[START]

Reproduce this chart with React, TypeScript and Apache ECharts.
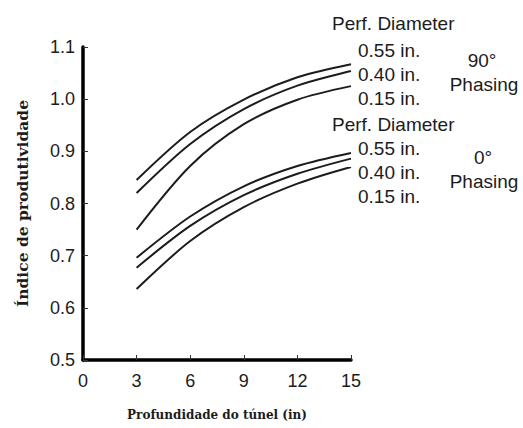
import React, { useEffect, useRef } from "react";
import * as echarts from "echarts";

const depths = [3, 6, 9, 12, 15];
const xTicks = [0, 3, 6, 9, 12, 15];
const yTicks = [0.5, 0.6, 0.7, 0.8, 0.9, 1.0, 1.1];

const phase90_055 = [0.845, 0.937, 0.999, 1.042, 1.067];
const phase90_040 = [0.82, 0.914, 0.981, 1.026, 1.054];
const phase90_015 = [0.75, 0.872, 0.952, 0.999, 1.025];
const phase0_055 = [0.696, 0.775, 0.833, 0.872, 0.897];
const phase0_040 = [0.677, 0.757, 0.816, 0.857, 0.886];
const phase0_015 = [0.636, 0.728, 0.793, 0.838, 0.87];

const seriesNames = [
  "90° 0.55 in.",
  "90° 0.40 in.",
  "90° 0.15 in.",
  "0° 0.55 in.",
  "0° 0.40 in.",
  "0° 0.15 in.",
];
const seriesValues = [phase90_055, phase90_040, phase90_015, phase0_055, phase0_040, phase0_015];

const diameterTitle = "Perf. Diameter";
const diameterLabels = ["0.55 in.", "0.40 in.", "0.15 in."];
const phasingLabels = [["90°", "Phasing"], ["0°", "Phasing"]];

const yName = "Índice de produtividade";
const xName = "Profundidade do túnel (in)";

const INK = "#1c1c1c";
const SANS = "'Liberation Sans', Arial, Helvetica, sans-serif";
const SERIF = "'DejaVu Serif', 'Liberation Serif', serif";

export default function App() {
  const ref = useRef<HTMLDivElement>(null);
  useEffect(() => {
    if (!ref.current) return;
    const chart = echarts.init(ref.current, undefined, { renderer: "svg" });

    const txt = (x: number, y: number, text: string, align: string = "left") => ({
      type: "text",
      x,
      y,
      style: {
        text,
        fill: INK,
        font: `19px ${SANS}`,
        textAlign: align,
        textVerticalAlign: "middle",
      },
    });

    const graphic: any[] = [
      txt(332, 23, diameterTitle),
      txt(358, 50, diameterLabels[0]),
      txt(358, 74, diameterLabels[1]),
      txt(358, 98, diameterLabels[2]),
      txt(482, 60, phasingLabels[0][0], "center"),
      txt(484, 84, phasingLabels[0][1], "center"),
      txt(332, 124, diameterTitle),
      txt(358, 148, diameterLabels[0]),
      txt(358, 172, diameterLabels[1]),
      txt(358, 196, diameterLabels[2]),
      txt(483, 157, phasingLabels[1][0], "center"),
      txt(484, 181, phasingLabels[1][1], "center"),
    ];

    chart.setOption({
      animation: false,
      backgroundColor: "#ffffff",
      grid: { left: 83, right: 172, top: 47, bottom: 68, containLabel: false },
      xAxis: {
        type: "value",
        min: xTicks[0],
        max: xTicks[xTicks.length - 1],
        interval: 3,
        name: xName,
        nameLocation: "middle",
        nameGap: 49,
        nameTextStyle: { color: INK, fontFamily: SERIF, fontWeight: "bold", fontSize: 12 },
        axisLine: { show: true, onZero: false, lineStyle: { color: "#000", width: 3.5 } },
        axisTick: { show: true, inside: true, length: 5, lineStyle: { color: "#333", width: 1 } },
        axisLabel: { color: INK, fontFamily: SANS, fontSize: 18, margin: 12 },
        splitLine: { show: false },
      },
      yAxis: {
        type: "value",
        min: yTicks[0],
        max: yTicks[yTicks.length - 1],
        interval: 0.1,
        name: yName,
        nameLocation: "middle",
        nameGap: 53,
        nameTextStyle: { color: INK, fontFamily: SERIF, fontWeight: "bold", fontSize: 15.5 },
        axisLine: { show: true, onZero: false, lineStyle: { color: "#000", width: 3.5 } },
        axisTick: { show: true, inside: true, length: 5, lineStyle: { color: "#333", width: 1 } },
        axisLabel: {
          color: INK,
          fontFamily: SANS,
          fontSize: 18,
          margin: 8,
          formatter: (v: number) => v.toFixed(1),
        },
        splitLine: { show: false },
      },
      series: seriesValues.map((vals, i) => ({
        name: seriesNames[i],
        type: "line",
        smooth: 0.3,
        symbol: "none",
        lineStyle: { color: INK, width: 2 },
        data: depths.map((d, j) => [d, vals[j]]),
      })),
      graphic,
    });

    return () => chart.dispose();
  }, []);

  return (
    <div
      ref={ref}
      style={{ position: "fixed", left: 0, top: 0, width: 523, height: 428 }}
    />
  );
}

[END]

AIM: Transcribe the whole listing exactly. Pictures are excluded.

EXPECTED ANSWER:
Reproduce this chart with React, TypeScript and Apache ECharts.
import React, { useEffect, useRef } from "react";
import * as echarts from "echarts";

const depths = [3, 6, 9, 12, 15];
const xTicks = [0, 3, 6, 9, 12, 15];
const yTicks = [0.5, 0.6, 0.7, 0.8, 0.9, 1.0, 1.1];

const phase90_055 = [0.845, 0.937, 0.999, 1.042, 1.067];
const phase90_040 = [0.82, 0.914, 0.981, 1.026, 1.054];
const phase90_015 = [0.75, 0.872, 0.952, 0.999, 1.025];
const phase0_055 = [0.696, 0.775, 0.833, 0.872, 0.897];
const phase0_040 = [0.677, 0.757, 0.816, 0.857, 0.886];
const phase0_015 = [0.636, 0.728, 0.793, 0.838, 0.87];

const seriesNames = [
  "90° 0.55 in.",
  "90° 0.40 in.",
  "90° 0.15 in.",
  "0° 0.55 in.",
  "0° 0.40 in.",
  "0° 0.15 in.",
];
const seriesValues = [phase90_055, phase90_040, phase90_015, phase0_055, phase0_040, phase0_015];

const diameterTitle = "Perf. Diameter";
const diameterLabels = ["0.55 in.", "0.40 in.", "0.15 in."];
const phasingLabels = [["90°", "Phasing"], ["0°", "Phasing"]];

const yName = "Índice de produtividade";
const xName = "Profundidade do túnel (in)";

const INK = "#1c1c1c";
const SANS = "'Liberation Sans', Arial, Helvetica, sans-serif";
const SERIF = "'DejaVu Serif', 'Liberation Serif', serif";

export default function App() {
  const ref = useRef<HTMLDivElement>(null);
  useEffect(() => {
    if (!ref.current) return;
    const chart = echarts.init(ref.current, undefined, { renderer: "svg" });

    const txt = (x: number, y: number, text: string, align: string = "left") => ({
      type: "text",
      x,
      y,
      style: {
        text,
        fill: INK,
        font: `19px ${SANS}`,
        textAlign: align,
        textVerticalAlign: "middle",
      },
    });

    const graphic: any[] = [
      txt(332, 23, diameterTitle),
      txt(358, 50, diameterLabels[0]),
      txt(358, 74, diameterLabels[1]),
      txt(358, 98, diameterLabels[2]),
      txt(482, 60, phasingLabels[0][0], "center"),
      txt(484, 84, phasingLabels[0][1], "center"),
      txt(332, 124, diameterTitle),
      txt(358, 148, diameterLabels[0]),
      txt(358, 172, diameterLabels[1]),
      txt(358, 196, diameterLabels[2]),
      txt(483, 157, phasingLabels[1][0], "center"),
      txt(484, 181, phasingLabels[1][1], "center"),
    ];

    chart.setOption({
      animation: false,
      backgroundColor: "#ffffff",
      grid: { left: 83, right: 172, top: 47, bottom: 68, containLabel: false },
      xAxis: {
        type: "value",
        min: xTicks[0],
        max: xTicks[xTicks.length - 1],
        interval: 3,
        name: xName,
        nameLocation: "middle",
        nameGap: 49,
        nameTextStyle: { color: INK, fontFamily: SERIF, fontWeight: "bold", fontSize: 12 },
        axisLine: { show: true, onZero: false, lineStyle: { color: "#000", width: 3.5 } },
        axisTick: { show: true, inside: true, length: 5, lineStyle: { color: "#333", width: 1 } },
        axisLabel: { color: INK, fontFamily: SANS, fontSize: 18, margin: 12 },
        splitLine: { show: false },
      },
      yAxis: {
        type: "value",
        min: yTicks[0],
        max: yTicks[yTicks.length - 1],
        interval: 0.1,
        name: yName,
        nameLocation: "middle",
        nameGap: 53,
        nameTextStyle: { color: INK, fontFamily: SERIF, fontWeight: "bold", fontSize: 15.5 },
        axisLine: { show: true, onZero: false, lineStyle: { color: "#000", width: 3.5 } },
        axisTick: { show: true, inside: true, length: 5, lineStyle: { color: "#333", width: 1 } },
        axisLabel: {
          color: INK,
          fontFamily: SANS,
          fontSize: 18,
          margin: 8,
          formatter: (v: number) => v.toFixed(1),
        },
        splitLine: { show: false },
      },
      series: seriesValues.map((vals, i) => ({
        name: seriesNames[i],
        type: "line",
        smooth: 0.3,
        symbol: "none",
        lineStyle: { color: INK, width: 2 },
        data: depths.map((d, j) => [d, vals[j]]),
      })),
      graphic,
    });

    return () => chart.dispose();
  }, []);

  return (
    <div
      ref={ref}
      style={{ position: "fixed", left: 0, top: 0, width: 523, height: 428 }}
    />
  );
}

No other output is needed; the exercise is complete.